Milk and Yogurt Additions
There are a variety of dairy and nondairy products you can add to your green smoothies to create a delicious, creamy consistency. Some of the most popular additions include:
Coconut milk. Although most people assume coconut milk is the water drained from the coconut, coconut milk is actually derived from the flesh of the coconut. Not only is coconut milk known for its antiviral, antibacterial, and anticarcinogenic properties, it contains a healthy type of easily metabolized saturated fat that is also found in breast milk and is known to promote healthy brain and bone development.
Coconuts have saved countless lives! During World War II, blood shortages were resolved by doctors using the coconut water from young, green coconuts. Because coconut water has the same electrolyte balance as blood, it was found to be the perfect substitute for blood plasma.
Soymilk. The FDA, American Heart Association, and the American Cancer Society all promote soymilk as a healthy part of a balanced diet. Containing various anticarcinogens, soymilk has been shown to promote health by preventing breast and prostate cancers, fighting heart disease by reducing bad cholesterol (LDL), reversing bone loss associated with osteoporosis, preventing diabetes and kidney disease, and helping with symptoms related to menopause. When selecting a soymilk, try to find one with a low-sugar content or with more naturally occurring sugars.
Almond milk. Rich in copper, manganese, magnesium, potassium, vitamin E, selenium, and calcium, almond milk offers a strong healthy protein-packed alternative to cow's milk. Using almond milk in a green smoothie will lend a nutty background taste.

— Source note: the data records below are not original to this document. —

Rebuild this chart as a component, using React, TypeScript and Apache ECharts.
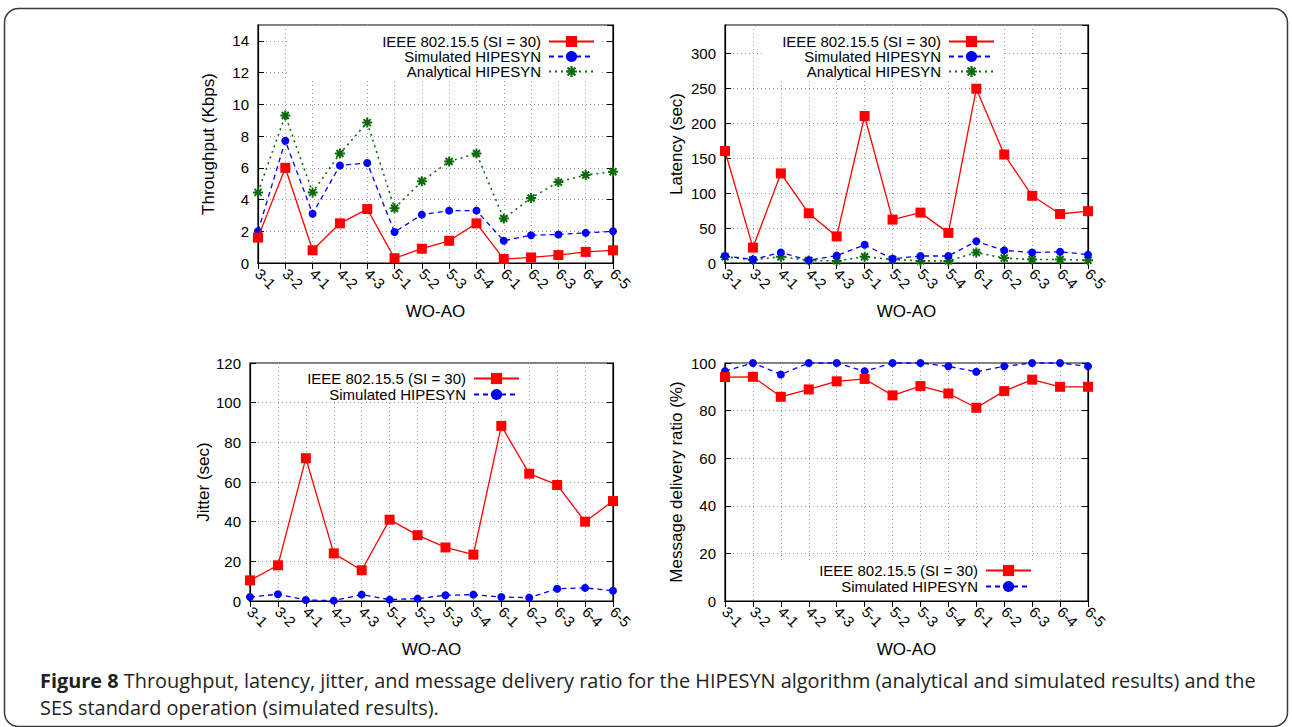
import React, { useEffect, useRef } from 'react';
import * as echarts from 'echarts';

const categories = ['3-1', '3-2', '4-1', '4-2', '4-3', '5-1', '5-2', '5-3', '5-4', '6-1', '6-2', '6-3', '6-4', '6-5'];

const throughputIEEE = [1.6, 6.0, 0.8, 2.5, 3.4, 0.3, 0.9, 1.4, 2.5, 0.25, 0.35, 0.5, 0.7, 0.8];
const throughputSim = [2.0, 7.7, 3.1, 6.15, 6.3, 1.95, 3.05, 3.3, 3.3, 1.4, 1.75, 1.8, 1.9, 2.0];
const throughputAna = [4.45, 9.3, 4.45, 6.9, 8.85, 3.45, 5.15, 6.4, 6.9, 2.8, 4.1, 5.1, 5.55, 5.75];

const latencyIEEE = [160, 22, 128, 71, 38, 210, 62, 72, 43, 249, 155, 96, 70, 74];
const latencySim = [10, 5, 15, 4, 10.5, 26, 6, 10, 10, 31, 18, 15, 16, 12];
const latencyAna = [9, 4.5, 9, 3.5, 3, 9, 5, 3, 3, 15, 7, 5, 5, 4];

const jitterIEEE = [10.4, 18, 72, 24, 15.5, 41, 33.2, 27, 23.4, 88.3, 64.2, 58.5, 40, 50.4];
const jitterSim = [2, 3.4, 0.5, 0.2, 3.2, 0.7, 1.2, 2.9, 3.2, 2, 1.7, 6.2, 6.6, 5.2];

const mdrIEEE = [94.1, 94.2, 85.8, 88.9, 92.3, 93.3, 86.4, 90.3, 87.2, 81.2, 88.2, 93, 90, 90];
const mdrSim = [96.6, 100, 95.2, 100, 100, 96.5, 100, 100, 98.6, 96.3, 98.6, 100, 100, 98.6];

const NAME_IEEE = 'IEEE 802.15.5 (SI = 30)';
const NAME_SIM = 'Simulated HIPESYN';
const NAME_ANA = 'Analytical HIPESYN';

const captionBold = 'Figure 8';
const captionLine1 = ' Throughput, latency, jitter, and message delivery ratio for the HIPESYN algorithm (analytical and simulated results) and the';
const captionLine2 = 'SES standard operation (simulated results).';

const FONT = 'Liberation Sans, Arial, sans-serif';
const CAP_FONT = 'Open Sans, sans-serif';
const ASTERISK =
  'path://M-1,-5L1,-5L1,5L-1,5Z M-5,-1L5,-1L5,1L-5,1Z M-2.8,-4.2L4.2,2.8L2.8,4.2L-4.2,-2.8Z M2.8,-4.2L4.2,-2.8L-2.8,4.2L-4.2,2.8Z';

type Panel = {
  left: number; right: number; top: number; bottom: number;
  max: number; interval: number; yName: string; nameGap: number;
  series: { name: string; data: number[] }[];
  legend: { rows: number[]; right: number };
  box: [number, number, number, number];
};

const panels: Panel[] = [
  {
    left: 258, right: 679, top: 25, bottom: 464, max: 15, interval: 2, yName: 'Throughput (Kbps)', nameGap: 41,
    series: [
      { name: NAME_IEEE, data: throughputIEEE },
      { name: NAME_SIM, data: throughputSim },
      { name: NAME_ANA, data: throughputAna },
    ],
    legend: { rows: [41, 56, 71], right: 697 },
    box: [290, 26, 312, 54],
  },
  {
    left: 725, right: 204, top: 25, bottom: 464, max: 340, interval: 50, yName: 'Latency (sec)', nameGap: 40,
    series: [
      { name: NAME_IEEE, data: latencyIEEE },
      { name: NAME_SIM, data: latencySim },
      { name: NAME_ANA, data: latencyAna },
    ],
    legend: { rows: [41, 56, 71], right: 1292 - 995 },
    box: [765, 26, 237, 54],
  },
  {
    left: 250, right: 679, top: 363, bottom: 126, max: 120, interval: 20, yName: 'Jitter (sec)', nameGap: 36,
    series: [
      { name: NAME_IEEE, data: jitterIEEE },
      { name: NAME_SIM, data: jitterSim },
    ],
    legend: { rows: [378, 394], right: 1292 - 520 },
    box: [290, 364, 236, 38],
  },
  {
    left: 725, right: 204, top: 363, bottom: 126, max: 100, interval: 20, yName: 'Message delivery ratio (%)', nameGap: 40,
    series: [
      { name: NAME_IEEE, data: mdrIEEE },
      { name: NAME_SIM, data: mdrSim },
    ],
    legend: { rows: [570, 586], right: 1292 - 1032 },
    box: [765, 560, 280, 40],
  },
];

const styleFor = (name: string) => {
  if (name === NAME_IEEE) {
    return { color: '#ff0000', symbol: 'rect', symbolSize: 10, lineStyle: { color: '#ff0000', width: 1.3, type: 'solid' } };
  }
  if (name === NAME_SIM) {
    return { color: '#0000ff', symbol: 'circle', symbolSize: 8, lineStyle: { color: '#0000ff', width: 1.3, type: [5, 4] } };
  }
  return { color: '#0b6b0b', symbol: ASTERISK, symbolSize: 10, lineStyle: { color: '#0b6b0b', width: 1.6, type: [2, 4] } };
};

export default function App() {
  const ref = useRef<HTMLDivElement>(null);
  useEffect(() => {
    document.body.style.margin = '0';
    if (!ref.current) return;
    const chart = echarts.init(ref.current, undefined, { renderer: 'svg' });

    const grid: any[] = [];
    const xAxis: any[] = [];
    const yAxis: any[] = [];
    const series: any[] = [];
    const legend: any[] = [];
    const graphic: any[] = [];

    panels.forEach((p, i) => {
      grid.push({ left: p.left, right: p.right, top: p.top, bottom: p.bottom, show: true, borderColor: '#000', borderWidth: 1.2, backgroundColor: 'transparent' });
      xAxis.push({
        type: 'category', gridIndex: i, data: categories, boundaryGap: false, position: 'bottom',
        name: 'WO-AO', nameLocation: 'middle', nameGap: 40,
        nameTextStyle: { fontSize: 17, color: '#000', fontFamily: FONT },
        axisLine: { lineStyle: { color: '#000', width: 1.2 } },
        axisTick: { show: true, inside: false, length: 6, alignWithLabel: true, lineStyle: { color: '#000' } },
        axisLabel: { rotate: -45, fontSize: 15, color: '#000', fontFamily: FONT, margin: 8, interval: 0 },
        splitLine: { show: true, lineStyle: { color: '#999', type: [1, 3], width: 1 } },
      });
      xAxis.push({
        type: 'category', gridIndex: i, data: categories, boundaryGap: false, position: 'top',
        axisLine: { lineStyle: { color: '#000', width: 1.2 } },
        axisTick: { show: true, inside: true, length: 5, lineStyle: { color: '#000' } },
        axisLabel: { show: false },
        splitLine: { show: false },
      });
      yAxis.push({
        type: 'value', gridIndex: i, min: 0, max: p.max, interval: p.interval, position: 'left',
        name: p.yName, nameLocation: 'middle', nameGap: p.nameGap,
        nameTextStyle: { fontSize: 17, color: '#000', fontFamily: FONT },
        axisLine: { show: true, lineStyle: { color: '#000', width: 1.2 } },
        axisTick: { show: true, inside: true, length: 6, lineStyle: { color: '#000' } },
        axisLabel: { fontSize: 15, color: '#000', fontFamily: FONT, margin: 9, showMaxLabel: p.max % p.interval === 0 },
        splitLine: { show: true, lineStyle: { color: '#999', type: [1, 3], width: 1 } },
      });
      yAxis.push({
        type: 'value', gridIndex: i, min: 0, max: p.max, interval: p.interval, position: 'right',
        axisLine: { show: true, lineStyle: { color: '#000', width: 1.2 } },
        axisTick: { show: true, inside: true, length: 6, lineStyle: { color: '#000' } },
        axisLabel: { show: false },
        splitLine: { show: false },
      });
      p.series.forEach((s, k) => {
        const st = styleFor(s.name);
        series.push({
          type: 'line', name: s.name, data: s.data, xAxisIndex: i * 2, yAxisIndex: i * 2,
          symbol: st.symbol, symbolSize: st.symbolSize, showAllSymbol: true,
          itemStyle: { color: st.color }, lineStyle: st.lineStyle, z: 3 + (p.series.length - k),
          clip: false,
        });
        legend.push({
          data: [s.name], orient: 'horizontal', align: 'right', right: p.legend.right,
          top: p.legend.rows[k] - 7, itemWidth: 45, itemHeight: 14, padding: 0,
          selectedMode: false,
          textStyle: { fontSize: 15, color: '#000', fontFamily: FONT, padding: [0, 3, 0, 0] },
        });
      });
      graphic.push({
        type: 'rect', z: 1, silent: true,
        shape: { x: p.box[0], y: p.box[1], width: p.box[2], height: p.box[3] },
        style: { fill: '#fff' },
      });
    });

    graphic.push({
      type: 'rect', z: 0, silent: true,
      shape: { x: 4.5, y: 8.5, width: 1283, height: 718, r: 14 },
      style: { fill: 'none', stroke: '#3a3a3a', lineWidth: 1.5 },
    });
    graphic.push({
      type: 'text', z: 10, x: 40, y: 680,
      style: {
        text: '{b|' + captionBold + '}' + captionLine1,
        fontSize: 19.9, fontFamily: CAP_FONT, fill: '#231f20', verticalAlign: 'middle',
        rich: { b: { fontWeight: 'bold', fontSize: 19.9, fontFamily: CAP_FONT, fill: '#231f20' } },
      },
    });
    graphic.push({
      type: 'text', z: 10, x: 40, y: 707,
      style: { text: captionLine2, fontSize: 19.9, fontFamily: CAP_FONT, fill: '#231f20', verticalAlign: 'middle' },
    });

    chart.setOption({ animation: false, backgroundColor: '#fff', grid, xAxis, yAxis, series, legend, graphic });
    return () => chart.dispose();
  }, []);
  return <div ref={ref} style={{ width: 1292, height: 727 }} />;
}
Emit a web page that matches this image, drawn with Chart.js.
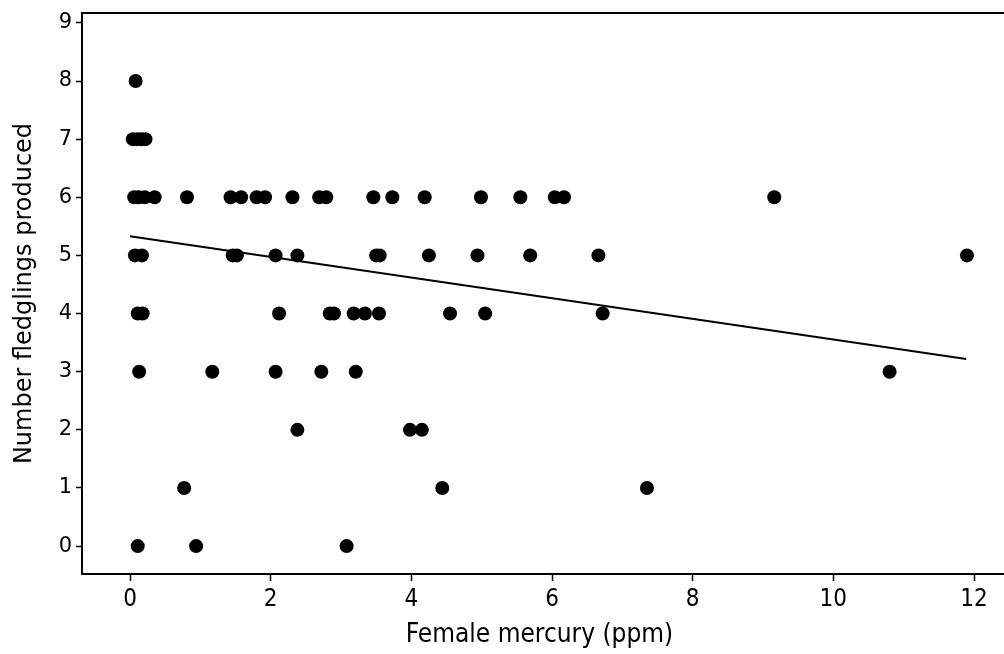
<!DOCTYPE html>
<html>
<head>
<meta charset="utf-8">
<script src="https://cdn.jsdelivr.net/npm/chart.js@4/dist/chart.umd.min.js"></script>
<style>
  html, body { margin: 0; padding: 0; background: #fff; }
  #wrap { width: 1004px; height: 654px; position: relative; }
</style>
</head>
<body>
<div id="wrap"><canvas id="c" width="1004" height="654"></canvas></div>
<script>
// Female mercury (ppm) and number of fledglings produced, one pair per nest
const mercury = [
  0.08,
  0.04, 0.10, 0.16, 0.22,
  0.06, 0.12, 0.21, 0.35, 0.81, 1.43, 1.58, 1.80, 1.92, 2.31, 2.69, 2.79, 3.46, 3.73, 4.19, 4.99, 5.55, 6.04, 6.17, 9.16,
  0.07, 0.17, 1.46, 1.52, 2.07, 2.38, 3.50, 3.55, 4.25, 4.94, 5.69, 6.66, 11.90,
  0.11, 0.18, 2.12, 2.84, 2.90, 3.18, 3.34, 3.54, 4.55, 5.05, 6.72,
  0.13, 1.17, 2.07, 2.72, 3.21, 10.80,
  2.38, 3.98, 4.15,
  0.77, 4.44, 7.35,
  0.11, 0.94, 3.08
];
const fledglings = [
  8,
  7, 7, 7, 7,
  6, 6, 6, 6, 6, 6, 6, 6, 6, 6, 6, 6, 6, 6, 6, 6, 6, 6, 6, 6,
  5, 5, 5, 5, 5, 5, 5, 5, 5, 5, 5, 5, 5,
  4, 4, 4, 4, 4, 4, 4, 4, 4, 4, 4,
  3, 3, 3, 3, 3, 3,
  2, 2, 2,
  1, 1, 1,
  0, 0, 0
];
// Fitted regression line endpoints
const trendX = [0.0, 11.89];
const trendY = [5.33, 3.22];
// Tick labels
const xTicks = [0, 2, 4, 6, 8, 10, 12];
const yTicks = [0, 1, 2, 3, 4, 5, 6, 7, 8, 9];

const points = mercury.map((m, i) => ({ x: m, y: fledglings[i] }));
const trend = trendX.map((t, i) => ({ x: t, y: trendY[i] }));

const frameLines = {
  id: 'frameLines',
  afterDraw(chart) {
    const { ctx, chartArea } = chart;
    const yTop = Math.round(chartArea.top - 1) + 1;
    const yBot = Math.round(chartArea.bottom - 1) + 1;
    ctx.save();
    ctx.strokeStyle = '#000';
    ctx.lineWidth = 2;
    ctx.beginPath();
    ctx.moveTo(chartArea.left - 1, yTop);
    ctx.lineTo(chart.width, yTop);
    ctx.moveTo(chartArea.right - 2, yBot);
    ctx.lineTo(chart.width, yBot);
    ctx.stroke();
    ctx.restore();
  }
};

new Chart(document.getElementById('c'), {
  type: 'scatter',
  data: {
    datasets: [
      {
        type: 'line',
        data: trend,
        borderColor: '#000',
        borderWidth: 2,
        pointRadius: 0,
        fill: false,
        order: 0
      },
      {
        data: points,
        backgroundColor: '#000',
        borderWidth: 0,
        pointRadius: 7,
        pointHoverRadius: 7,
        order: 1
      }
    ]
  },
  options: {
    responsive: false,
    animation: false,
    events: [],
    layout: { padding: { top: 13, right: 0, left: 0, bottom: 0 } },
    plugins: { legend: { display: false }, tooltip: { enabled: false } },
    scales: {
      x: {
        type: 'linear',
        min: -0.6825,
        max: 12.327,
        afterBuildTicks: (s) => { s.ticks = xTicks.map(v => ({ value: v })); },
        afterFit: (s) => { s.height = 80; s.paddingLeft = 0; s.paddingRight = 0; },
        border: { display: true, color: '#000', width: 2 },
        grid: { drawOnChartArea: false, drawTicks: true, tickLength: 7, color: '#000', tickWidth: 1.5 },
        ticks: {
          color: '#000',
          padding: 4,
          maxRotation: 0,
          font: { family: '"DejaVu Sans Condensed", "Liberation Sans Narrow", "DejaVu Sans", sans-serif', size: 24 }
        },
        title: {
          display: true,
          text: 'Female mercury (ppm)',
          color: '#000',
          padding: { top: 0, bottom: 3 },
          font: { family: '"DejaVu Sans Condensed", "DejaVu Sans", sans-serif', size: 26 }
        }
      },
      y: {
        type: 'linear',
        min: -0.48,
        max: 9.17,
        afterBuildTicks: (s) => { s.ticks = yTicks.map(v => ({ value: v })); },
        afterFit: (s) => { s.width = 82; s.paddingTop = 0; s.paddingBottom = 0; },
        border: { display: true, color: '#000', width: 2 },
        grid: { drawOnChartArea: false, drawTicks: true, tickLength: 6, color: '#000', tickWidth: 1.5 },
        ticks: {
          color: '#000',
          padding: 4,
          font: { family: '"DejaVu Sans", sans-serif', size: 21 }
        },
        title: {
          display: true,
          text: 'Number fledglings produced',
          color: '#000',
          padding: { top: 10, bottom: 0 },
          font: { family: '"DejaVu Sans", sans-serif', size: 24 }
        }
      }
    }
  },
  plugins: [frameLines]
});
</script>
</body>
</html>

If the price or ingredients of store-bought almond milk has you considering creating your own at home, follow these simple directions to create your very own homemade almond milk: grind ¼-½ cup of almonds in coffee grinder until fine, then combine in a blender with a cup of pure water for up to 3 minutes. Strain remaining almond bits using a coffee filter.
Rice milk. Processed from brown rice, rice milk has less protein and more carbohydrates than the other milk alternatives, but boosts the body's natural processes with loads of B1 for vitality; B5 for hair, skin, and nails; B6 and folic acid for promoting the healthy metabolism of protein and carbohydrates; and vitamin E for normalizing reproductive health.
Kefir. Although this is still considered a dairy product, it is an easily digested addition to any smoothie that can even be safely consumed by most people with milk allergies. Toting the vitamins and minerals B1, B12, K, and biotin, kefir (which means “feel good” in Turkish) is well known for promoting digestive health with its beneficial yeast and probiotic bacteria.
Greek-style yogurt. Greek-style yogurt contains an average of 20 grams of protein (compared to the 10 grams in the average yogurt) and has almost half the carbohydrates (9 grams versus 15-17 grams) of other yogurts and can also have half the sodium! Because of the triple-strained process it undergoes to remove the whey and water for its creamy texture, Greek-style yogurt is also much thicker and creamier than other yogurts, without the addition of unhealthy thickening agents.